Political Agenda of Education: A Study of Colonialist and Nationalist Ideas
by Krishna Kumar, Sage, Delhi.
Pages 223. Rs. 295.

"WE don’t need no education. / We don’t need no thought control. / No dark sarcasm in the classroom. / Teacher leave the kids alone" thus went the complaint by Roger Waters of the Pink Floyd group in that cult song of the 1980s. Those were the days when teachers provided education and it was up to the students to receive it. Much has changed in pedagogy since then. What has not changed, though, is the discomfort with the package of knowledge that is on offer.

Even today, after a considerable amount of research and thought, educationists are still uncomfortable with what is taught in India. The specific complaint has always been about the political underpinning of education. Macaulay was uncomfortable with all government money being spent on teaching Arabic, Persian and Sanskrit rather than on science and technology. So he wrote his famous minute, which has earned him the credit of being the creator of brown sahibs in India.

Since then, several commissions have been appointed to suggest ways of improving the content of education. However, the author Krishna Kumar says they always ended with suggesting ways in which the already existing system of education could be replicated. There was a little fresh thought, and seldom was there an effort to outgrow the colonial underpinnings of education. Krishna Kumar examines the issue in detail, mainly consisted of reducing the schoolteacher to the level of a low-paid government servant. From being a highly respected Guruji, the teacher was reduced to being the lowliest of government employees. He was paid a monthly salary of Rs 5, while the DPI and the School Inspector were paid Rs 2,000 and Rs 500, respectively. Thus, the teacher lost both his income and dignity. Though he could supplement his income by taking up various clerical tasks for the government like collecting data for census or by surreptitiously providing tuitions.

A tyranny of syllabus and exam began to emerge that remains with us till today. A syllabus created by one set of bureaucrats had to be taught within a time prescribed by a different set of bureaucrats. If the students did not perform as per expectations, the teacher was liable to be punished severely by the government. Transfers, loss of increments, etc. were the usual punitive measures.

The students were simply herded in the classroom and taught the same bureaucrat-generated syllabus irrespective of their abilities, desires and aspirations. Still, Kumar explains, in the colonial economy of India, education remained the most important pathway for upward mobility. So, there were many takers for whatever nonsense was being dished out in the name of education. That kind of secular education had its unintended consequences as well.

The most visible of these was the challenges to caste authority that the educated could pose. While there were enough educated members of the upper castes who wanted to continue with the caste system, the educated untouchables had obtained for themselves the means to control the government and demand greater dignity for themselves.

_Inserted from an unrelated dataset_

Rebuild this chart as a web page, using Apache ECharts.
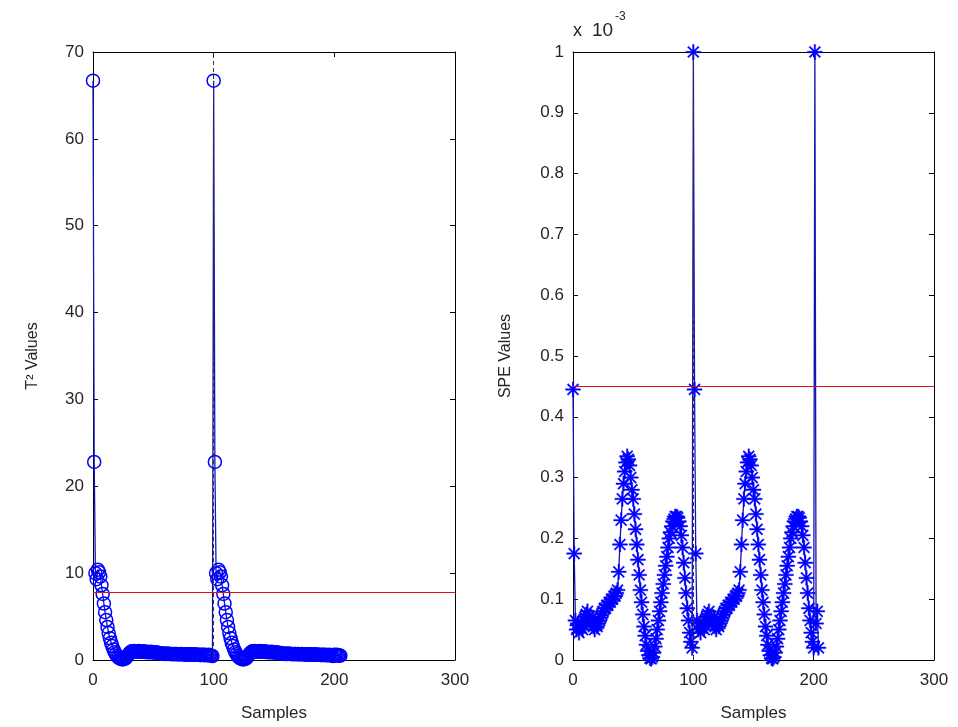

However, there was one critical element lacking in this education system—it did not allow for the growth of an indigenous identity. As a result, whenever the question of identity became important, there was a high propensity among educated Indians to claim a religious identity for themselves.

Kumar specifically mentions the threat posed by the drift towards a Hindu identity during the 1990s. But one could easily notice similar drifts in other religions as well—whether Sikhs or Muslims—with the religions claiming a superior identity for themselves and demanding that they be entirely above any critical scrutiny. In the end, it could easily be said that even if one were to disagree with many parts of the analyses that Kumar makes, this book is important enough to be compulsory reading for teachers and policy makers.